Para ilustrar, nada melhor do que relembrar a antológica frase do escritor e ensaísta britânico George Orwell. Segundo Orwell, um povo que elege corruptos, impostores, ladrões e traidores não é eleitor, muito menos vítima. É cúmplice. E o que dizer do atual Congresso Nacional? Pouco ou quase nada. No máximo que o PL, associado à aracnídea extrema-direita, o transformou na Casa de Mãe Joana. Às vezes, na Casa dos Bolsonaro. Contrariando a máxima de Ulysses Guimarães, me parece improvável um amontoado de deputados e senadores tão ruim como o que temos.

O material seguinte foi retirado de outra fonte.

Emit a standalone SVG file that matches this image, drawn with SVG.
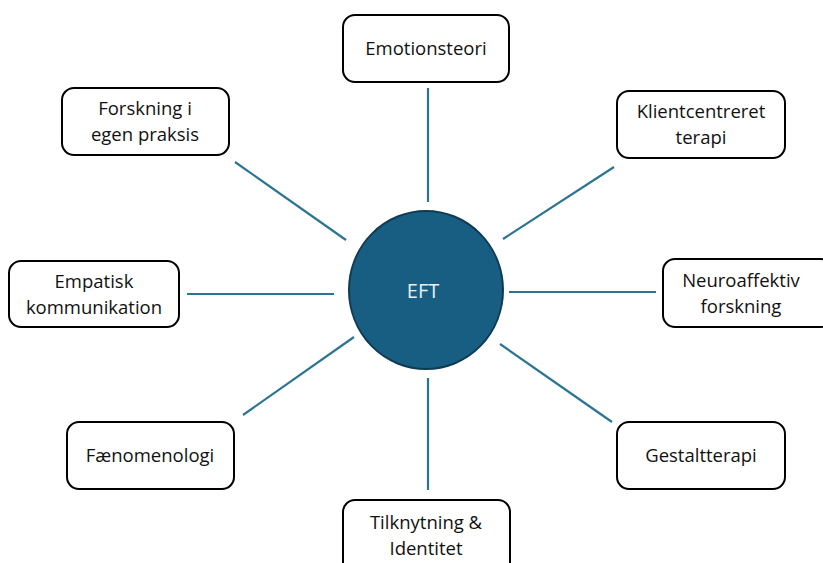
<svg xmlns="http://www.w3.org/2000/svg" width="823" height="563" viewBox="0 0 823 563">
<style>
.box{fill:#fff;stroke:#000;stroke-width:2}
.t{font-family:"Open Sans","Liberation Sans",sans-serif;font-size:18.5px;fill:#111;text-anchor:middle}
.c{stroke:#2B7592;stroke-width:2.2;fill:none}
</style>
<rect width="823" height="563" fill="#fff"/>
<g id="connectors">
<line class="c" x1="428" y1="88" x2="428" y2="202"/>
<line class="c" x1="235" y1="162" x2="346" y2="240"/>
<line class="c" x1="614" y1="167" x2="503" y2="239"/>
<line class="c" x1="187" y1="294" x2="334" y2="294"/>
<line class="c" x1="509" y1="292" x2="656" y2="292"/>
<line class="c" x1="243" y1="415" x2="354" y2="337"/>
<line class="c" x1="500" y1="344" x2="612" y2="422"/>
<line class="c" x1="428" y1="378" x2="428" y2="490"/>
</g>
<g id="eft">
<ellipse cx="426" cy="290" rx="77" ry="79" fill="#175E82" stroke="#0E3C54" stroke-width="2"/>
<text x="423" y="298" style="font-family:'Open Sans','Liberation Sans',sans-serif;font-size:20px;fill:#E8F0F4;text-anchor:middle">EFT</text>
</g>
<g id="emotionsteori">
<rect class="box" x="343" y="15" width="166" height="67" rx="12"/>
<text class="t" x="426" y="55">Emotionsteori</text>
</g>
<g id="forskning">
<rect class="box" x="62" y="88" width="167" height="67" rx="12"/>
<text class="t" x="145" y="115">Forskning i</text>
<text class="t" x="145" y="141">egen praksis</text>
</g>
<g id="klientcentreret">
<rect class="box" x="617" y="91" width="168" height="67" rx="12"/>
<text class="t" x="701" y="118">Klientcentreret</text>
<text class="t" x="701" y="144">terapi</text>
</g>
<g id="empatisk">
<rect class="box" x="9" y="261" width="170" height="66" rx="12"/>
<text class="t" x="94" y="288">Empatisk</text>
<text class="t" x="94" y="314">kommunikation</text>
</g>
<g id="neuroaffektiv">
<rect class="box" x="663" y="259" width="170" height="68" rx="12"/>
<text class="t" x="741" y="287">Neuroaffektiv</text>
<text class="t" x="741" y="313">forskning</text>
</g>
<g id="faenomenologi">
<rect class="box" x="67" y="422" width="167" height="67" rx="12"/>
<text class="t" x="150" y="462">Fænomenologi</text>
</g>
<g id="gestaltterapi">
<rect class="box" x="617" y="422" width="168" height="67" rx="12"/>
<text class="t" x="701" y="462">Gestaltterapi</text>
</g>
<g id="tilknytning">
<rect class="box" x="343" y="500" width="167" height="80" rx="12"/>
<text class="t" x="426" y="529">Tilknytning &amp;</text>
<text class="t" x="426" y="555">Identitet</text>
</g>
</svg>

De longe, é o pior de todos os tempos. Triste é dizer que fomos nós os autores dessa irremovível besteira. Eleitos para se apoderarem cada vez mais do dinheiro público, as excelências de hoje são o retrato mais fiel do povo que vota preocupado somente com as vantagens oferecidas durante as campanhas. Infelizmente, o brasileiro só percebe a fraude depois do leite derramado. Ou seja, diplomado e eleito, o escolhido esquece de suas “vítimas”, vira autoridade e, sem qualquer escrúpulo, passa a se achar sócio proprietário do cofre da União.
É aí que mora o perigo. É a fase em que ocorre o processo de transformação das baratas. Elas viram ratos diante dos olhares apáticos, indiferentes e até misericordiosos do eleitorado. Não duvido que, num lampejo de vidência tupiniquim, Nicolau Maquiavel tenha se inspirado no Congresso do Brasil ao afirmar que “Em um mundo onde a ambição política prevalece sobre a ética, a corrupção encontra seu terreno fértil”. Por aqui não há necessidade sequer de irrigação. É o toma lá, dá cá ou nada para lá.
Por conta de algumas heranças, nos acostumamos com a corrupção. Tanto que o combate a ela virou discurso transformador. Ávidos para se refestelar do que prometem combater, cidadãos de honestidade e comportamento duvidosos são guindados da noite para o dia à condição de representantes do povo. Os lamentáveis quatro anos de governo do ex-presidente Jair Bolsonaro são a prova de que enfrentamos o pior dos mundos. Sem dúvida alguma, o pior dos piores.
Graças a Deus acima de tudo, Bolsonaro se foi. Entretanto, ele deixou sobre suas pegadas pessoas que, desavisadamente, o veneram e, a seu pedido, elegeram parlamentares que comparam a tentativa de golpe como uma brincadeira de meninos, tratam os golpistas, baderneiros e vândalos da Praça dos Três poderes como coitadinhos e acham que o governo deve conter os gastos, de modo a sobrar emendas mais gordas para seus bolsos sem fundo. Tudo em nome do meu pirão primeiro. Como dizia o falecido humorista Jô Soares, a corrupção não é uma invenção brasileira, mas a impunidade é uma coisa muito nossa. Sem medo de errar, digo e repito que, quando a corrupção se torna algo tão comum como interpretam os interesseiros congressistas de hoje, a honestidade começa a virar crime.